Геноцид в Восточной Пруссии — страница 2 из 3

Генералы бросали свои "ударные армии" в лобовые атаки, невзирая на опасность вражеских контратак или окружения. "Немцы их отрезали, порой они неделями оставались в окружении, у них кончалось продовольствие, топливо, боеприпасы, – рассказывает один русский офицер. – Но они должны были прорываться из кольца".

Русские были беспощадны в рукопашной, и особенно грозными противниками являлись в ночном бою. Все немецкие солдаты, побывавшие на Восточном фронте, а затем оказавшиеся на Западном, в один голос отмечают, что во время боев с американцами и англичанами они могли свободно передвигаться по ночам, тогда как русские ни на минуту не давали покоя врагу.

Одним из излюбленных трюков советских разведгрупп, действовавших ночью, было перерезать горло немецким часовым, а затем оставлять изуродованные трупы в назидание их уцелевшим товарищам.

Красноармейцев отличала крайняя недисциплинированность, подпитываемая чудовищным пьянством: неумеренное потребление водки было единственным, что хоть как-то помогало выносить фронтовые будни.

Даже неустанные усилия расстрельных команд (Сталин предпочитал держать своих солдат в узде именно таким способом) не могли удержать людей от эксцессов, зачастую смертельно опасных.

Когда солдаты одной из бригад захватили цистерну с чистым спиртом, они открыли по ней пальбу, а когда алкоголь брызнул из сотни пробоин, стали просто подставлять рот под струю. Многие напились до бесчувствия и едва не поплатились за это жизнью, когда немцы пошли в контратаку.

Трое солдат, попытавшихся проделать тот же трюк с громадной бочкой в одном из венгерских винных погребов, просто утонули в потоке вина.

Безрассудство советских солдат за рулем вошло в легенды. Автотранспортная служба расставляла на дорогах надписи "Тормози или погибнешь!", но десятки водителей грузовиков легкомысленно игнорировали эти предостережения – и действительно погибали. Владимир Гордин однажды видел, как три грузовика из автоколонны один за другим свалились в пропасть.

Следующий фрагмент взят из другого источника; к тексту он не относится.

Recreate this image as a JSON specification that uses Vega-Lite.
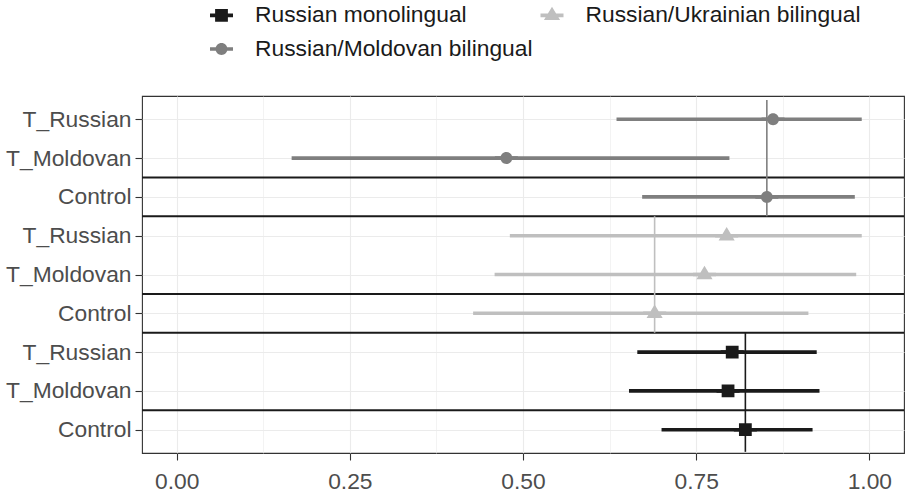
{
  "$schema": "https://vega.github.io/schema/vega-lite/v6.json",
  "width": 762,
  "height": 357,
  "autosize": {"type": "none"},
  "padding": {"left": 142, "top": 96, "right": 1, "bottom": 43},
  "background": "white",
  "config": {
    "view": {"stroke": "#333333", "strokeWidth": 1.1},
    "font": "Liberation Sans"
  },
  "datasets": {
    "est": [
      {"row": 1, "label": "T_Russian", "group": "Russian/Moldovan bilingual", "est": 0.861, "lo": 0.635, "hi": 0.989},
      {"row": 2, "label": "T_Moldovan", "group": "Russian/Moldovan bilingual", "est": 0.476, "lo": 0.166, "hi": 0.798},
      {"row": 3, "label": "Control", "group": "Russian/Moldovan bilingual", "est": 0.852, "lo": 0.672, "hi": 0.979},
      {"row": 4, "label": "T_Russian", "group": "Russian/Ukrainian bilingual", "est": 0.794, "lo": 0.481, "hi": 0.989},
      {"row": 5, "label": "T_Moldovan", "group": "Russian/Ukrainian bilingual", "est": 0.762, "lo": 0.459, "hi": 0.981},
      {"row": 6, "label": "Control", "group": "Russian/Ukrainian bilingual", "est": 0.690, "lo": 0.428, "hi": 0.912},
      {"row": 7, "label": "T_Russian", "group": "Russian monolingual", "est": 0.802, "lo": 0.665, "hi": 0.924},
      {"row": 8, "label": "T_Moldovan", "group": "Russian monolingual", "est": 0.796, "lo": 0.653, "hi": 0.928},
      {"row": 9, "label": "Control", "group": "Russian monolingual", "est": 0.821, "lo": 0.700, "hi": 0.918}
    ],
    "refs": [
      {"group": "Russian/Moldovan bilingual", "x": 0.852, "y1": 0.5, "y2": 3.5},
      {"group": "Russian/Ukrainian bilingual", "x": 0.690, "y1": 3.5, "y2": 6.5},
      {"group": "Russian monolingual", "x": 0.821, "y1": 6.5, "y2": 9.57}
    ],
    "seps": [
      {"y": 2.5}, {"y": 3.5}, {"y": 5.5}, {"y": 6.5}, {"y": 8.5}
    ]
  },
  "layer": [
    {
      "data": {"name": "est"},
      "mark": {"type": "rule", "strokeWidth": 3.6, "opacity": 1},
      "encoding": {
        "y": {
          "field": "row", "type": "quantitative", "title": null,
          "scale": {"domain": [0.4, 9.6], "reverse": true, "nice": false, "zero": false},
          "axis": {
            "values": [1, 2, 3, 4, 5, 6, 7, 8, 9],
            "labelExpr": "['T_Russian','T_Moldovan','Control'][(datum.value - 1) % 3]",
            "domain": false,
            "grid": true, "gridColor": "#ebebeb", "gridWidth": 1.1,
            "ticks": true, "tickColor": "#333333", "tickSize": 7, "tickWidth": 1.1,
            "labelFontSize": 22.8, "labelColor": "#4d4d4d", "labelPadding": 4,
            "labelFont": "Liberation Sans", "labelLimit": 300
          }
        },
        "x": {
          "field": "lo", "type": "quantitative", "title": null,
          "scale": {"domain": [-0.05, 1.05], "nice": false, "zero": false},
          "axis": {
            "values": [0, 0.125, 0.25, 0.375, 0.5, 0.625, 0.75, 0.875, 1],
            "labelExpr": "(datum.value * 8) % 2 === 0 ? format(datum.value, '.2f') : ''",
            "domain": false,
            "grid": true, "gridColor": "#ebebeb",
            "gridWidth": {"condition": {"test": "(datum.value * 8) % 2 === 0", "value": 1.1}, "value": 0.6},
            "tickOpacity": {"condition": {"test": "(datum.value * 8) % 2 === 0", "value": 1}, "value": 0},
            "tickColor": "#333333", "tickSize": 7, "tickWidth": 1.1,
            "labelFontSize": 22.8, "labelColor": "#4d4d4d", "labelPadding": 10,
            "labelFont": "Liberation Sans"
          }
        },
        "x2": {"field": "hi"},
        "color": {"field": "group", "type": "nominal", "title": null,
          "scale": {"domain": ["Russian monolingual", "Russian/Ukrainian bilingual", "Russian/Moldovan bilingual"], "range": ["#1a1a1a", "#bfbfbf", "#7f7f7f"]}}
      }
    },
    {
      "data": {"name": "seps"},
      "mark": {"type": "rule", "color": "#1a1a1a", "strokeWidth": 2},
      "encoding": {
        "y": {"field": "y", "type": "quantitative", "title": null}
      }
    },
    {
      "data": {"name": "refs"},
      "mark": {"type": "rule", "strokeWidth": 1.6, "opacity": 1},
      "encoding": {
        "x": {"field": "x", "type": "quantitative", "title": null},
        "y": {"field": "y1", "type": "quantitative", "title": null},
        "y2": {"field": "y2"},
        "color": {"field": "group", "type": "nominal", "title": null}
      }
    },
    {
      "data": {"name": "est"},
      "mark": {"type": "point", "filled": true, "size": 529, "opacity": 1, "strokeWidth": 0},
      "encoding": {
        "x": {"field": "est", "type": "quantitative", "title": null},
        "y": {"field": "row", "type": "quantitative", "title": null},
        "color": {"field": "group", "type": "nominal", "title": null,
          "legend": {
            "orient": "none", "legendX": 68, "legendY": -92.5,
            "direction": "horizontal", "columns": 2, "columnPadding": 7.5, "rowPadding": 10,
            "symbolSize": 529, "symbolOpacity": 1, "symbolStrokeWidth": 0,
            "labelFontSize": 22.8, "labelFont": "Liberation Sans",
            "labelColor": "#1a1a1a", "labelOffset": 22, "labelLimit": 500, "padding": 0,
            "title": null
          }
        },
        "shape": {"field": "group", "type": "nominal", "title": null,
          "scale": {"domain": ["Russian monolingual", "Russian/Ukrainian bilingual", "Russian/Moldovan bilingual"],
            "range": [
              "M-1,-0.157H1V0.157H-1ZM-0.556,-0.556H0.556V0.556H-0.556Z",
              "M-1,-0.157H1V0.157H-1ZM0,-0.757L0.7,0.41L-0.7,0.41Z",
              "M-1,-0.157H1V0.157H-1ZM0.52,0A0.52,0.52,0,1,1,-0.52,0A0.52,0.52,0,1,1,0.52,0Z"
            ]}}
      }
    }
  ]
}
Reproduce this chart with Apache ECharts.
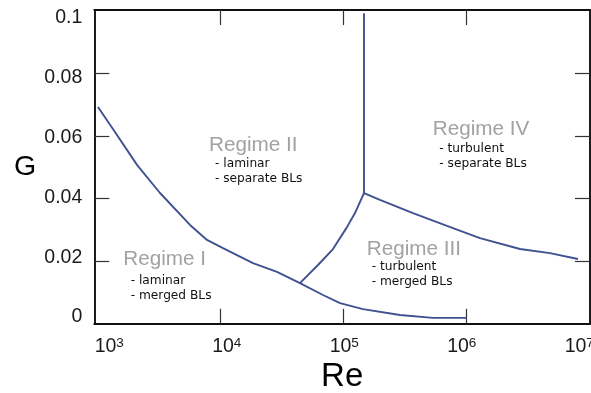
<!DOCTYPE html>
<html>
<head>
<meta charset="utf-8">
<script src="https://cdn.jsdelivr.net/npm/echarts@6/dist/echarts.min.js"></script>
<style>
  html, body { margin: 0; padding: 0; background: #ffffff; }
  #chart { width: 591px; height: 393px; }
</style>
</head>
<body>
<div id="chart"></div>
<script>
// ---- data ----
// Regime I / II boundary (lower curve)
const lowerRe = [1025, 1408, 2124, 3263, 5712, 7846, 10576, 18515, 28984, 44518, 68395, 93937, 144300, 287970, 533000, 1000000];
const lowerG  = [0.0693, 0.0613, 0.0508, 0.0418, 0.0316, 0.0268, 0.0242, 0.0194, 0.0166, 0.0130, 0.0092, 0.0066, 0.0047, 0.0028, 0.0019, 0.0019];
// laminar / turbulent transition (II - III)
const transRe = [44518, 62300, 82450, 107050, 124290, 147050];
const transG  = [0.0130, 0.0188, 0.0239, 0.0309, 0.0354, 0.0418];
// II / IV vertical separator
const sepRe = [147050, 147050];
const sepG  = [0.0418, 0.0993];
// III / IV boundary
const turbRe = [147050, 198200, 367000, 692200, 1281600, 2705000, 4735000, 7987000];
const turbG  = [0.0418, 0.0396, 0.0354, 0.0313, 0.0274, 0.0239, 0.0226, 0.0207];

// ticks and tick labels
const xTickValues  = [1e4, 1e5, 1e6];
const xLabelValues = [1e3, 1e4, 1e5, 1e6, 1e7];
const yTickValues  = [0.02, 0.04, 0.06, 0.08];
const yLabelValues = [0, 0.02, 0.04, 0.06, 0.08, 0.1];

const regimeTitles = ['Regime I', 'Regime II', 'Regime III', 'Regime IV'];
const regimeNotes = [
  ['- laminar', '- merged BLs'],
  ['- laminar', '- separate BLs'],
  ['- turbulent', '- merged BLs'],
  ['- turbulent', '- separate BLs']
];

function pairs(xs, ys) { return xs.map((x, i) => [x, ys[i]]); }

const LINE = '#3f5191';
const AX = '#111111';
const sans = '"Liberation Sans", Arial, sans-serif';

const chart = echarts.init(document.getElementById('chart'), null, { renderer: 'canvas' });

const tickStyle = { show: true, inside: true, length: 15, lineStyle: { color: '#333', width: 1.2 } };
const lineStyleAx = { show: true, onZero: false, lineStyle: { color: AX, width: 1.9 } };

// annotation placement (pixels)
const titlePos = [[123.3, 259.7], [209, 145], [366.7, 249.2], [432.7, 129.7]];
const notePos  = [[130.7, 288], [215, 171.5], [371.7, 274.7], [439.3, 156.3]];

const graphics = [];
regimeTitles.forEach((t, i) => {
  graphics.push({
    type: 'text', x: titlePos[i][0], y: titlePos[i][1], silent: true,
    style: { text: t, fill: '#a2a2a2', fontSize: 20.7, fontFamily: sans, align: 'left', verticalAlign: 'middle' }
  });
  graphics.push({
    type: 'text', x: notePos[i][0], y: notePos[i][1], silent: true,
    style: { text: regimeNotes[i].join('\n'), fill: '#111', fontSize: 12.2, lineHeight: 15,
             fontFamily: '"DejaVu Sans", Verdana, sans-serif', align: 'left', verticalAlign: 'middle' }
  });
});

const option = {
  animation: false,
  backgroundColor: '#ffffff',
  grid: { left: 94.3, top: 10, width: 495.7, height: 313.8, containLabel: false, outerBoundsMode: 'none' },
  xAxis: [
    { // main data axis (bottom)
      type: 'log', logBase: 10, min: 957, max: 1e7, position: 'bottom',
      axisLine: lineStyleAx,
      axisTick: Object.assign({}, tickStyle, { customValues: xTickValues }),
      axisLabel: { show: false },
      splitLine: { show: false }, minorTick: { show: false },
      name: 'Re', nameLocation: 'middle', nameGap: 53.2,
      nameTextStyle: { fontSize: 33, fontFamily: sans, color: '#000', align: 'center', verticalAlign: 'middle' }
    },
    { // top frame with ticks
      type: 'log', logBase: 10, min: 957, max: 1e7, position: 'top',
      axisLine: lineStyleAx,
      axisTick: Object.assign({}, tickStyle, { customValues: xTickValues }),
      axisLabel: { show: false }, splitLine: { show: false }
    },
    { // label axis
      type: 'log', logBase: 10, min: 746.3, max: 1.2346e7, position: 'bottom',
      axisLine: { show: false, onZero: false }, axisTick: { show: false }, splitLine: { show: false },
      axisLabel: {
        show: true, margin: 12.5, customValues: xLabelValues,
        formatter: function (v) { return '{b|10}{s|' + Math.round(Math.log10(v)) + '}'; },
        rich: {
          b: { fontSize: 19.5, fontFamily: sans, color: '#1a1a1a' },
          s: { fontSize: 13.5, fontFamily: sans, color: '#1a1a1a', verticalAlign: 'top', lineHeight: 11 }
        }
      }
    }
  ],
  yAxis: [
    { // main data axis (left)
      type: 'value', min: 0, max: 0.1003, position: 'left',
      axisLine: lineStyleAx,
      axisTick: Object.assign({}, tickStyle, { customValues: yTickValues }),
      axisLabel: { show: false }, splitLine: { show: false },
      name: 'G', nameLocation: 'middle', nameRotate: 0, nameGap: 69.3,
      nameTextStyle: { fontSize: 28.5, fontFamily: sans, color: '#000', align: 'center', verticalAlign: 'middle', padding: [4, 0, 0, 0] }
    },
    { // right frame with ticks
      type: 'value', min: 0, max: 0.1003, position: 'right',
      axisLine: lineStyleAx,
      axisTick: Object.assign({}, tickStyle, { customValues: yTickValues }),
      axisLabel: { show: false }, splitLine: { show: false }
    },
    { // label axis
      type: 'value', min: -0.00224, max: 0.10257, position: 'left',
      axisLine: { show: false, onZero: false }, axisTick: { show: false }, splitLine: { show: false },
      axisLabel: {
        show: true, margin: 12, customValues: yLabelValues,
        fontSize: 19.5, fontFamily: sans, color: '#1a1a1a',
        formatter: function (v) { return String(v); }
      }
    }
  ],
  series: [
    { type: 'line', data: pairs(lowerRe, lowerG) },
    { type: 'line', data: pairs(transRe, transG) },
    { type: 'line', data: pairs(sepRe, sepG) },
    { type: 'line', data: pairs(turbRe, turbG) }
  ].map(s => Object.assign(s, {
    xAxisIndex: 0, yAxisIndex: 0, showSymbol: false, symbol: 'none', smooth: false,
    lineStyle: { color: LINE, width: 1.9 }, silent: true, clip: false
  })),
  graphic: graphics
};

chart.setOption(option);
</script>
</body>
</html>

Или вот такой случай: один солдат танковой части, где служил Валентин Крулик, решил пошутить: надел немецкий китель и каску и ворвался в блиндаж, где отдыхало его отделение, размахивая шмайссером и крича "Хенде хох!"

Все присутствовавшие сочли, что это было очень остроумно. Вот только один из товарищей успел застрелить "артиста", прежде чем кто-либо его узнал.

Конечно, не все советские солдаты были дураками – или героями. В первом же бою семнадцатилетний Анатолий Осминов поседел, когда по броне его танка градом застучали пули. Он признает и то, что наложил в штаны от страха – это случалось со многими солдатами на всех фронтах. "Потом к опасности привыкаешь, как привыкаешь убивать людей, – рассказывает он. – Поначалу я думал: "Как я смогу убить человека?" Но потом я понял: либо убьешь ты, либо убьют тебя".

Даже сегодня многие россияне – да и само правительство – отказываются признать подлинный размах жестокостей, которые творила Красная Армия на пути к Берлину. Однако в 1945 г. командование Красной Армии, несомненно, считало, что ее бойцы способны вести себя на германской земле как дикари.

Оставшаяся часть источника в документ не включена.